In the eighteenth century, writers such as A.-R.-J. Turgot and Adam Smith took what had been invidious distinctions about proper land use and the rationality of dispossession found in the work of John Locke, among others, and transformed them into a theory about how societies developed over time. So-called savages hunted, barbarians tended flocks, the civilized farmed, and at the apex of this sociocultural progression—or evolution—came European commercial society. Each stage was defined by modes of obtaining food and transforming the environment, increasing size and complexity, and different ways of thinking and speaking. That it was women who farmed in eastern North America disqualified them from practicing true agriculture in the minds of interested categorizers. What began as a justification of colonization and philosophical conjecture became the basis of more scientific hypotheses as scholars sought empirical evidence through excavation or collection to confirm evolutionary theories. The discarding of older labels and substitution of other, still pejorative, terms such as “modern” and “developing” did little to change the story. The invention of agriculture in most versions of this conventional narrative was a trap, one that multiplied the number of calories human beings could produce and allowed for the growth of urban settlements and specialization of labor, but which yoked human beings to longer and harder work under new hierarchies of rulers.

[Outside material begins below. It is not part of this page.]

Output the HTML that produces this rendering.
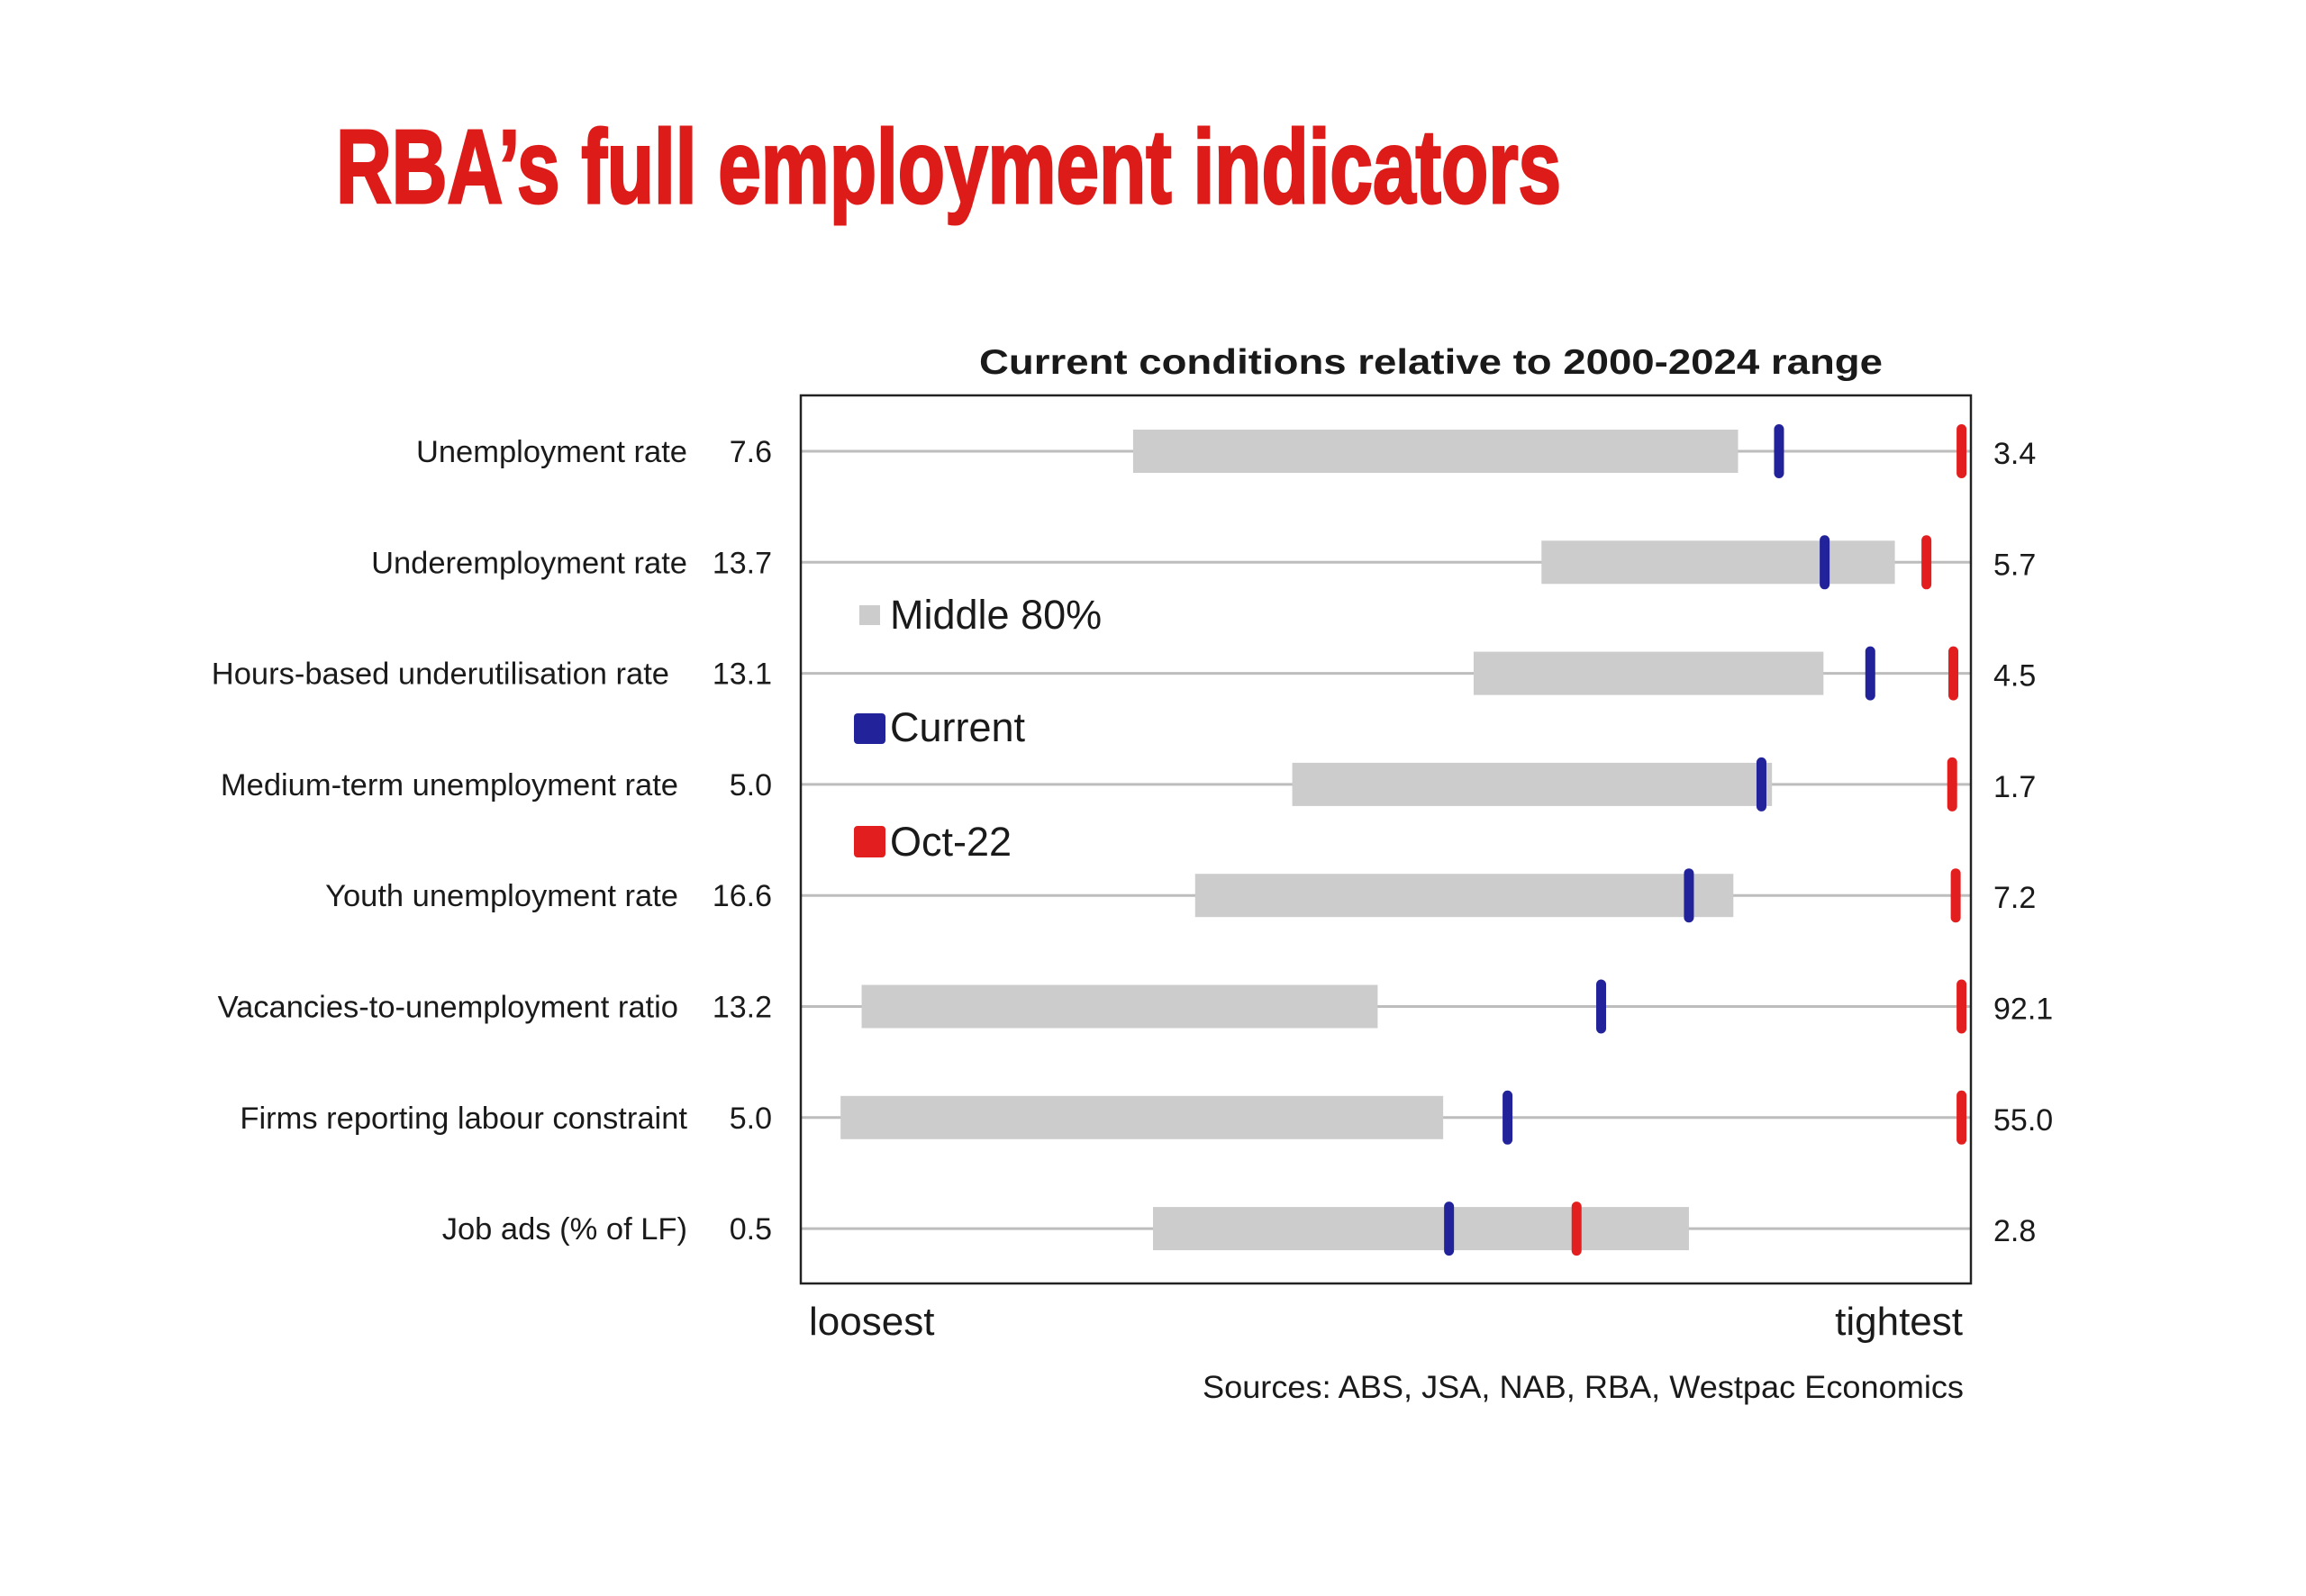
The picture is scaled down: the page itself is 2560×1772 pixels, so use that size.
<!DOCTYPE html>
<html><head><meta charset="utf-8"><style>
html,body{margin:0;padding:0;background:#fff;}
svg{display:block;}
text{font-family:"Liberation Sans",Arial,sans-serif;fill:#1a1a1a;}
</style></head><body>
<svg id="chart" width="2560" height="1772" viewBox="0 0 2560 1772" xmlns="http://www.w3.org/2000/svg">
<text x="373" y="225" font-size="116" font-weight="bold" textLength="1360" lengthAdjust="spacingAndGlyphs" style="fill:#dd1c1a;stroke:#dd1c1a;stroke-width:3">RBA’s full employment indicators</text>
<text x="1087" y="415" font-size="39" font-weight="bold" textLength="1003" lengthAdjust="spacingAndGlyphs">Current conditions relative to 2000-2024 range</text>
<g id="rows"></g>
<rect x="889" y="439" width="1299" height="986" fill="none" stroke="#222" stroke-width="2.5"/>
<g>
<rect x="954" y="672" width="23" height="22" fill="#cccccc"/>
<text x="988" y="698" font-size="45">Middle 80%</text>
<rect x="948" y="792" width="35" height="34" rx="4" fill="#22239a"/>
<text x="988" y="823" font-size="45">Current</text>
<rect x="948" y="917" width="35" height="35" rx="4" fill="#e31e1e"/>
<text x="988" y="950" font-size="45">Oct-22</text>
</g>
<text x="898" y="1482" font-size="44">loosest</text>
<text x="2179" y="1482" font-size="44" text-anchor="end">tightest</text>
<text x="1335" y="1552" font-size="35" textLength="845" lengthAdjust="spacingAndGlyphs">Sources: ABS, JSA, NAB, RBA, Westpac Economics</text>
</svg>
<script>
const categories = ["Unemployment rate","Underemployment rate","Hours-based underutilisation rate","Medium-term unemployment rate","Youth unemployment rate","Vacancies-to-unemployment ratio","Firms reporting labour constraint","Job ads (% of LF)"];
const loosestValues = ["7.6","13.7","13.1","5.0","16.6","13.2","5.0","0.5"];
const tightestValues = ["3.4","5.7","4.5","1.7","7.2","92.1","55.0","2.8"];
const bandLow = [28.4,63.3,57.5,42.0,33.7,5.2,3.4,30.1];
const bandHigh = [80.1,93.5,87.4,83.0,79.7,49.3,54.9,75.9];
const currentPos = [83.6,87.5,91.4,82.1,75.9,68.4,60.4,55.4];
const oct22Pos = [99.2,96.2,98.5,98.4,98.7,99.2,99.2,66.3];

const X0=889, X1=2188, Y0=501, ROW=123.3;
function xScale(v){return X0 + v/100*(X1-X0);}
function yScale(i){return Y0 + i*ROW;}
const NS="http://www.w3.org/2000/svg";
const g=document.getElementById('rows');
const labelRight=[763,763,743,753,753,753,763,763];
function mk(tag,attrs){const e=document.createElementNS(NS,tag);for(const k in attrs)e.setAttribute(k,attrs[k]);g.appendChild(e);return e;}
categories.forEach((c,i)=>{
  const y=yScale(i);
  const ln=mk('line',{x1:X0,x2:X1,y1:y,y2:y,stroke:'#bdbdbd','stroke-width':3});
  
  
  const b=mk('rect',{x:xScale(bandLow[i]),y:y-24,width:xScale(bandHigh[i])-xScale(bandLow[i]),height:48,fill:'#cccccc'});
  
  
  const cm=mk('rect',{x:xScale(currentPos[i])-5.5,y:y-30,width:11,height:60,rx:5.5,fill:'#22239a'});
  
  
  const om=mk('rect',{x:xScale(oct22Pos[i])-5.5,y:y-30,width:11,height:60,rx:5.5,fill:'#e31e1e'});
  
  
  const t=mk('text',{x:labelRight[i],y:y+12,'font-size':34.5,'text-anchor':'end'});
  t.textContent=c;
  
  
  const lv=mk('text',{x:857,y:y+12,'font-size':34,'text-anchor':'end'});
  lv.textContent=loosestValues[i];
  
  
  const tv=mk('text',{x:2213,y:y+14,'font-size':34});
  tv.textContent=tightestValues[i];
  
  
});
</script>
</body></html>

Graeber and Wengrow, however, insist that human beings are not trapped. Inequality is not a necessary price of “civilization.” This insistence pits them against the long line of writers, including Thomas Hobbes and Jean-Jacques Rousseau—whose very different arguments about human beings’ natural condition and the effects of society and government formed another layer on which theories of sociocultural evolution rested—to contemporary writers of sweeping histories such as Jared Diamond, Stephen Pinker, and Yuval Noah Harari. The Dawn of Everything argues that some of the most important archaeology of the last several decades reveals monuments and cities arising without agriculture or apparent hierarchy. Different forms of subsistence and exchange existed alongside one another for millennia. Zones of cultural influence based on ritual knowledge existed without states, as at Poverty Point in today’s Louisiana some 3,600 years ago or the more recent Hopewell sites of the Ohio Valley, and some societies established hierarchies confined to particular places or times. The archaeological record, in Graeber and Wengrow’s telling, shows that human beings have experimented with social-political-ritual orders throughout their history.